Data items:

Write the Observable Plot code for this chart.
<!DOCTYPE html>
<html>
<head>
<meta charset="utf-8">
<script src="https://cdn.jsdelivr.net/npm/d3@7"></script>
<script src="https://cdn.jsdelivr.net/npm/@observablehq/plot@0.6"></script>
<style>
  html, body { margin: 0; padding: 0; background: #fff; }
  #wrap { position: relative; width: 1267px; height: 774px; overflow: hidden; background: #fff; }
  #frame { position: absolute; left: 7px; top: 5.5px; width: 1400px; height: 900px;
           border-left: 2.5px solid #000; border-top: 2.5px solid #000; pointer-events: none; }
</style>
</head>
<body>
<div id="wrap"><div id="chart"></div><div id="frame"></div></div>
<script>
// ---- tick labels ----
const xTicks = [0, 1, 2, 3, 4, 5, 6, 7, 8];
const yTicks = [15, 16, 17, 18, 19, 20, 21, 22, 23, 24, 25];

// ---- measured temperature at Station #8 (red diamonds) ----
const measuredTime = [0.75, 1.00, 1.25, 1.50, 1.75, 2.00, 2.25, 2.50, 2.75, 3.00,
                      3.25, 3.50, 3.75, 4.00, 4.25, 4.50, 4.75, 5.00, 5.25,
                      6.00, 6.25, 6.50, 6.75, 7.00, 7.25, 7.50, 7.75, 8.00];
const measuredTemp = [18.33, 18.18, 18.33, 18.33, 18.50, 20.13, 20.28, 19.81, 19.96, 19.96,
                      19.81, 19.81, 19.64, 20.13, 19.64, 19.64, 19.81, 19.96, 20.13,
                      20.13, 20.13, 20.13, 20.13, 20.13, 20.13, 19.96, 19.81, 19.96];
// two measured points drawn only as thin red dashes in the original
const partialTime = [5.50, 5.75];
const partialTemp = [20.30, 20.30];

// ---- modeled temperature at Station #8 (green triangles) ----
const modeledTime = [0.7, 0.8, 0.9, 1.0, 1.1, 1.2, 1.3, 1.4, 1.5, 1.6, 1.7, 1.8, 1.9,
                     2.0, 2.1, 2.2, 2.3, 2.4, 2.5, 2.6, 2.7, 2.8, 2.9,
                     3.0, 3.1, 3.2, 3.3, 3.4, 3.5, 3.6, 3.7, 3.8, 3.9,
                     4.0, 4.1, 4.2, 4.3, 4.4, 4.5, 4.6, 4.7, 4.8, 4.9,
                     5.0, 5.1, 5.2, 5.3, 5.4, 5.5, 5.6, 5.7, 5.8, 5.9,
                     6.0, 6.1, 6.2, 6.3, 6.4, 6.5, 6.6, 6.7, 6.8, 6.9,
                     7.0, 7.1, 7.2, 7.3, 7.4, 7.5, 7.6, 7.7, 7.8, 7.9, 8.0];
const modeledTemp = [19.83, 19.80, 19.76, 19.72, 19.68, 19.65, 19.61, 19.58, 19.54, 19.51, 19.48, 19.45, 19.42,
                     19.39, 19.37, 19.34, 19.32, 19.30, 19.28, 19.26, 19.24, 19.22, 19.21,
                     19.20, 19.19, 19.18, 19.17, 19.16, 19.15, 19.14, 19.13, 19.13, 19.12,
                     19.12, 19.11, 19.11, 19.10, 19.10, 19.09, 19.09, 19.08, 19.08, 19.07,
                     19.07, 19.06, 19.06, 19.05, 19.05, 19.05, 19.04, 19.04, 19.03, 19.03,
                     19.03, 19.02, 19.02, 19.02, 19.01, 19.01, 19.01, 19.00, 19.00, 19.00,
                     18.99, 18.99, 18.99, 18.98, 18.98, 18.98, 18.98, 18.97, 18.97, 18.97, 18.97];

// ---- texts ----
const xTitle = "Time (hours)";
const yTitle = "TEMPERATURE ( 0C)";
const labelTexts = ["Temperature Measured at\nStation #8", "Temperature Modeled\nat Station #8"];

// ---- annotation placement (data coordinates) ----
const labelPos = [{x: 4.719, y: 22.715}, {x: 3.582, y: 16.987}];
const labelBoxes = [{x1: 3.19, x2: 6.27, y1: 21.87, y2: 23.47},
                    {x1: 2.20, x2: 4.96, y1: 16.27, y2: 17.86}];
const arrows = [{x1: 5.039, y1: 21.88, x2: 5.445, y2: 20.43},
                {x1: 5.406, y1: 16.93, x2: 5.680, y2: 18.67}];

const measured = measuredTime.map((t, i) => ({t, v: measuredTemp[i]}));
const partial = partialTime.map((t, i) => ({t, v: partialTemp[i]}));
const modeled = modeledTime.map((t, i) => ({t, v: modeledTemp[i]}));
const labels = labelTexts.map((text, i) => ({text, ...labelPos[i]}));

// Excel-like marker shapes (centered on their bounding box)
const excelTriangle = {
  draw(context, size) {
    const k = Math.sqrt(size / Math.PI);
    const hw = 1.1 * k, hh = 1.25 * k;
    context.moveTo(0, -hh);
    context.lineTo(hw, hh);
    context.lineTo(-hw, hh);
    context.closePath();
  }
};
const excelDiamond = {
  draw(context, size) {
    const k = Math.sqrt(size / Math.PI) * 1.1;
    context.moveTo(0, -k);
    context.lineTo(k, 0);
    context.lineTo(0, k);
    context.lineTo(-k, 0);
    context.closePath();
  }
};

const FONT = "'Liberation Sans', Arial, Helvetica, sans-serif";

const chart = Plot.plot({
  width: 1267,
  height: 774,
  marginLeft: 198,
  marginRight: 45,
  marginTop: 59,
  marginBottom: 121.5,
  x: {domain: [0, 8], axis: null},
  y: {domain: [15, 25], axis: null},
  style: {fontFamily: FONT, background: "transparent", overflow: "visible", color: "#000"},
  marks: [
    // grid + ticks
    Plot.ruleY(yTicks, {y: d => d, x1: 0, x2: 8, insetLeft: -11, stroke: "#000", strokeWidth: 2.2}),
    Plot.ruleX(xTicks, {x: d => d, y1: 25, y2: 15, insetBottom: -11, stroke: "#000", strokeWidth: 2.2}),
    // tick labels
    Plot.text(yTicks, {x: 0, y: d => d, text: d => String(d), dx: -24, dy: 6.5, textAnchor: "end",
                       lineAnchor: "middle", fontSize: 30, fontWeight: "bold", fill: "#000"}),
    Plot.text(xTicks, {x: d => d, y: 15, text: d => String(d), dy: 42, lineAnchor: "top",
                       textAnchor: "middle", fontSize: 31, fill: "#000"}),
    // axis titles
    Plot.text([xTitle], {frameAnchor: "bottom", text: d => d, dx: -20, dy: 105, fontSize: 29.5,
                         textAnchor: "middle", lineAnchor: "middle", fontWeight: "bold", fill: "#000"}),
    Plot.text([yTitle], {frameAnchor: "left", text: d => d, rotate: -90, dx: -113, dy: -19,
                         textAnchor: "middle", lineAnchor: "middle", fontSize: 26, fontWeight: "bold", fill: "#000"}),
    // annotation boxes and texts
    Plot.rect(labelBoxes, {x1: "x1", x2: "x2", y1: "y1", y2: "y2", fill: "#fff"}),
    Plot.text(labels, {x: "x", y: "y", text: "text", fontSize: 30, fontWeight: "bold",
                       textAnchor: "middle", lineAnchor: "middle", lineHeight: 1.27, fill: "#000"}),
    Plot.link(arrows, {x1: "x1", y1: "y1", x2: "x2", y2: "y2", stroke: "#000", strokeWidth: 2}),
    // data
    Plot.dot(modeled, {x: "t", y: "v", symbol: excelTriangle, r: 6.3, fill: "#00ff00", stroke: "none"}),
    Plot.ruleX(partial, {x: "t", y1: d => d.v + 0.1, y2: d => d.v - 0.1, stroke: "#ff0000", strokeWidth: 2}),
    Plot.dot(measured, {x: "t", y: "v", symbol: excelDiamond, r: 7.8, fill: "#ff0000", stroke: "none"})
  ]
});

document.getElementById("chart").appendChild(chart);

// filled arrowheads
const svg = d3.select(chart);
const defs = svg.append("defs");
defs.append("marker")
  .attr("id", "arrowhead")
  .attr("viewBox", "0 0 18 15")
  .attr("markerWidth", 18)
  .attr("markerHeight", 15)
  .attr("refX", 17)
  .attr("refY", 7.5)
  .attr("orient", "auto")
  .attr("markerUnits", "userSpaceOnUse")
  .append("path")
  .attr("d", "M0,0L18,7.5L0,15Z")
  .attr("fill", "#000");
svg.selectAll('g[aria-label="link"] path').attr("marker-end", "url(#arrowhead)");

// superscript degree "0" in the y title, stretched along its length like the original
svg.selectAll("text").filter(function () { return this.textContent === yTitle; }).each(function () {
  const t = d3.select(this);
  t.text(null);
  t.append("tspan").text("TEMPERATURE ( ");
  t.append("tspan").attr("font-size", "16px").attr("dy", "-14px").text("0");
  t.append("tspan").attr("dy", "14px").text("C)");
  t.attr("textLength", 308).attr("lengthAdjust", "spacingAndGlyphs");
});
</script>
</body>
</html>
---
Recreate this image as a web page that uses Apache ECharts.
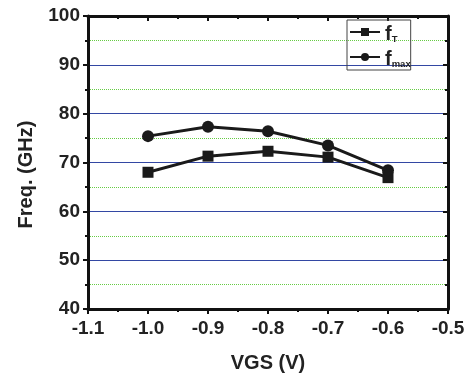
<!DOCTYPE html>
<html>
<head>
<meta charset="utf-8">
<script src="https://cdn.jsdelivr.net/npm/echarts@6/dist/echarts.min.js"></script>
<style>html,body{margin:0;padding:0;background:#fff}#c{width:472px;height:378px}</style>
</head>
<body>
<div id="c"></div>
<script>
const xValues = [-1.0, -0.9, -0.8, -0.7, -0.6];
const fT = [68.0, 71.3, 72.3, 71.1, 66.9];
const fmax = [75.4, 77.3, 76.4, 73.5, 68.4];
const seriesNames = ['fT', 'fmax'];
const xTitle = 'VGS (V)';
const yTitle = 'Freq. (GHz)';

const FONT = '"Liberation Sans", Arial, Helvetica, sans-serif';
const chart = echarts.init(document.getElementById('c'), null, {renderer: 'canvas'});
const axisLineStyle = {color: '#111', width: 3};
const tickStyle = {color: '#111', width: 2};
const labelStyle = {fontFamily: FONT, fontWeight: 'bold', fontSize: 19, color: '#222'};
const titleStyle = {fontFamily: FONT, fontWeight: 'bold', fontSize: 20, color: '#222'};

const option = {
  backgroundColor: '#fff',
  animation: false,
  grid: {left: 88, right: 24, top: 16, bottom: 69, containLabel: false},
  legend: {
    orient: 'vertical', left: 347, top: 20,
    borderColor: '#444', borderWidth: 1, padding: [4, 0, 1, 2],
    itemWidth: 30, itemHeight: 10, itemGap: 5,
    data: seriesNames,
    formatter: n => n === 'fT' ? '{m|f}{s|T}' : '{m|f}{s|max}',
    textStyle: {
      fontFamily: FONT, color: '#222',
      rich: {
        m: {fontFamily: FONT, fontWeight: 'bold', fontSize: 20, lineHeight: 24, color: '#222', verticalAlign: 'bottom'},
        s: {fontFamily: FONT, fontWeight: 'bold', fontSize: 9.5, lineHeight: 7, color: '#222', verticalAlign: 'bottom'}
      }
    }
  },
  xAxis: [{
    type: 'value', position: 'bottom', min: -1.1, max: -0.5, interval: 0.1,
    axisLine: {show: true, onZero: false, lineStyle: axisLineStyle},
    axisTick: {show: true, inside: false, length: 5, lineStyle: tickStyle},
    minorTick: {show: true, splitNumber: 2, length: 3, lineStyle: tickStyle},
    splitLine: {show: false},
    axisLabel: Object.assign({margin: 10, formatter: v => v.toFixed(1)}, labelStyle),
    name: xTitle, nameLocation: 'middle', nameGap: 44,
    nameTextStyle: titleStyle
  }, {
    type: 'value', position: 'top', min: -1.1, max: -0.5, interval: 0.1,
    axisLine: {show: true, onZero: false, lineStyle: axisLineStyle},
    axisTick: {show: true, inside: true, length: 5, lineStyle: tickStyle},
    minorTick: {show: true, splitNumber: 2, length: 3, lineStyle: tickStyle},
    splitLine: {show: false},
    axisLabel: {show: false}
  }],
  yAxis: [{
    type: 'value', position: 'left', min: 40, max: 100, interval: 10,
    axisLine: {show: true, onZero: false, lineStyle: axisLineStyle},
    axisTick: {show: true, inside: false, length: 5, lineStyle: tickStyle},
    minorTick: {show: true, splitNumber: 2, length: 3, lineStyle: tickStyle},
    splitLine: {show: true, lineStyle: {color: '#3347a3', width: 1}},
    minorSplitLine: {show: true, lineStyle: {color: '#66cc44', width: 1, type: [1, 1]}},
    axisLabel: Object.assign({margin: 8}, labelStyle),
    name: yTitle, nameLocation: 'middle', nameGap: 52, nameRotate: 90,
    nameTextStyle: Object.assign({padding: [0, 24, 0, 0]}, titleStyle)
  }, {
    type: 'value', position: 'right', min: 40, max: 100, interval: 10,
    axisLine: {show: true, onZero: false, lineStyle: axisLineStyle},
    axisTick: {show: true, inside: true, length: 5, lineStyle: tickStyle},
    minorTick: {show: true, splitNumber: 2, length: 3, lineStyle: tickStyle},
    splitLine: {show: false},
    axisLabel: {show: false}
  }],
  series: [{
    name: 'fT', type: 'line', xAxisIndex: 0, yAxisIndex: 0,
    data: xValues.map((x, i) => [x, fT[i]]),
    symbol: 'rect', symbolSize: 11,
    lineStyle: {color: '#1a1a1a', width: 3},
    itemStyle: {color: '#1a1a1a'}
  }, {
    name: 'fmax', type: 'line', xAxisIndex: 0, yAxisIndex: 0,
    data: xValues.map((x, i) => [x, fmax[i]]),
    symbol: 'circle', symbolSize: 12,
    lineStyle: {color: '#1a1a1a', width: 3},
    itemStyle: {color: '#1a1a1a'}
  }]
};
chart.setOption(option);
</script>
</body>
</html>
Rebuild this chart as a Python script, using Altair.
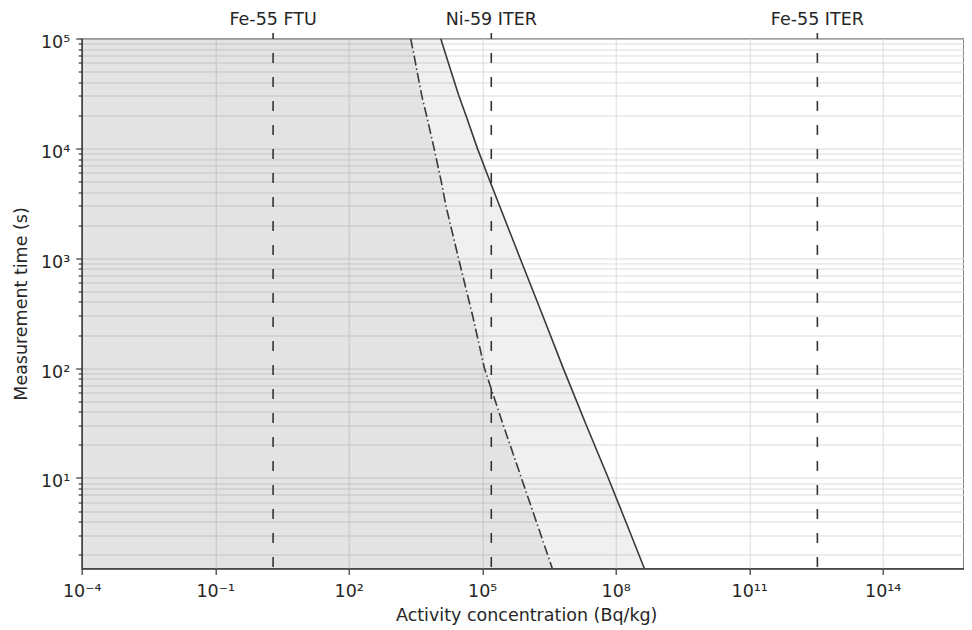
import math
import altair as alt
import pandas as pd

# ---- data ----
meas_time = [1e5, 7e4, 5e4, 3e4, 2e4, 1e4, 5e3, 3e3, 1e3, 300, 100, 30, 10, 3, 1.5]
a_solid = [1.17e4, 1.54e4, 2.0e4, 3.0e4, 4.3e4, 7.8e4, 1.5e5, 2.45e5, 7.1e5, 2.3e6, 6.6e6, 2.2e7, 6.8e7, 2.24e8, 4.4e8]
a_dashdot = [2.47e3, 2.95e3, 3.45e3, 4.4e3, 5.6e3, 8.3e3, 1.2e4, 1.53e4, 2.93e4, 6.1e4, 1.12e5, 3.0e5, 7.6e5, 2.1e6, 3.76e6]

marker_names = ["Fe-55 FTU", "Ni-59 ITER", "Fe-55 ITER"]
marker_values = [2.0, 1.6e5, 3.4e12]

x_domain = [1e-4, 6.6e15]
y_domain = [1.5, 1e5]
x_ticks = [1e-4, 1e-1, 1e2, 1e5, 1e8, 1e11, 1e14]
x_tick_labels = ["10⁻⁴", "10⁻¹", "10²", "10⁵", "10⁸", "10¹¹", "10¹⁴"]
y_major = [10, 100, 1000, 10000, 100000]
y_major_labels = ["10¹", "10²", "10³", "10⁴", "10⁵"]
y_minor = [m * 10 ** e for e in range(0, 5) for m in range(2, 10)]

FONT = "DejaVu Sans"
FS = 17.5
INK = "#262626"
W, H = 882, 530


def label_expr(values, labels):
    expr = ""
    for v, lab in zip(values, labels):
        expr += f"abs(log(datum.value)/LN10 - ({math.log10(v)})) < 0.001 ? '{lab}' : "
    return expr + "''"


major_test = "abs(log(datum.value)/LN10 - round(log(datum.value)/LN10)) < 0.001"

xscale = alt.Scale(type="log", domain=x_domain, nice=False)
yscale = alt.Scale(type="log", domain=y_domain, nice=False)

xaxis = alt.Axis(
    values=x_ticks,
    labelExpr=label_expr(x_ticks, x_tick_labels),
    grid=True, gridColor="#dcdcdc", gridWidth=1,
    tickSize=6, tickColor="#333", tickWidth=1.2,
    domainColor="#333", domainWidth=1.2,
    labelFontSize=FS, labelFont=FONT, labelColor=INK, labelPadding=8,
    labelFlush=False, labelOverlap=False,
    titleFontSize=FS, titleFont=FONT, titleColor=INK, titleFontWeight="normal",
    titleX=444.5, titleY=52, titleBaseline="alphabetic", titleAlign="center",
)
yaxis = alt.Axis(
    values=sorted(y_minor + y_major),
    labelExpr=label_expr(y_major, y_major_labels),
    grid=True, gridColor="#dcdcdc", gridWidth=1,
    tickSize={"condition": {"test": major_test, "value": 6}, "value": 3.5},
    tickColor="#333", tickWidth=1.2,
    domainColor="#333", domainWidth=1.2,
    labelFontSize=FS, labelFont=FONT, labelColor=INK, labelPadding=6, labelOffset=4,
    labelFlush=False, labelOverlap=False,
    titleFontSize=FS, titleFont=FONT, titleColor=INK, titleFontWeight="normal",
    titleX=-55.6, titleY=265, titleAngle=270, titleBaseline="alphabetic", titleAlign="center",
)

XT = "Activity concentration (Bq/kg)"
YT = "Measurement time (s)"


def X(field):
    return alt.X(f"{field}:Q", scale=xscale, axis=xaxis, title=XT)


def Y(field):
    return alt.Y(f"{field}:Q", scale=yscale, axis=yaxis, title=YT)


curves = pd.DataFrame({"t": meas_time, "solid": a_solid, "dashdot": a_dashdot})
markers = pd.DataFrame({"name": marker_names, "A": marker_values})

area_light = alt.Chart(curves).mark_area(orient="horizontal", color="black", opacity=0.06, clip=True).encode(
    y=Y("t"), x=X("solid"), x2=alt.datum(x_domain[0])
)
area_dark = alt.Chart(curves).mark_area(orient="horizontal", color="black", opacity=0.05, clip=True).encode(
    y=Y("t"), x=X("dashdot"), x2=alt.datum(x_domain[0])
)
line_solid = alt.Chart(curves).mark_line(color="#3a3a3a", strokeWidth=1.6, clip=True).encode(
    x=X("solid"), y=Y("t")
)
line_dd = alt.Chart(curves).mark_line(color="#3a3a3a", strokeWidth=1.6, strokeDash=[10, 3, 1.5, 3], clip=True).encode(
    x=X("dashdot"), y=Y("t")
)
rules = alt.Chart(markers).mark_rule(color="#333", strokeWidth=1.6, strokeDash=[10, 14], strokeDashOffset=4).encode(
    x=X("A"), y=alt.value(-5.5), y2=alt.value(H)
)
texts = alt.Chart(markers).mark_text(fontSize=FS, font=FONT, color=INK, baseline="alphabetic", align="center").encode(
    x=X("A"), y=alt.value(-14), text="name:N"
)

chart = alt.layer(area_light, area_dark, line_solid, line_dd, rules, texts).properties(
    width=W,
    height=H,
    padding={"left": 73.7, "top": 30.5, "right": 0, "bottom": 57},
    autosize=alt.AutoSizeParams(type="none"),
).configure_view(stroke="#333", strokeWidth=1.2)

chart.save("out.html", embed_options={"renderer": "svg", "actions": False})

**Directive**
Copy each line above that contains the string "this".

**Exercise solution**
Write the Observable Plot code for this chart.
svg.selectAll("text").filter(function () { return this.textContent === yTitle; }).each(function () {
  const t = d3.select(this);
Recreate this image as a web page that uses Apache ECharts.
Rebuild this chart as a Python script, using Altair.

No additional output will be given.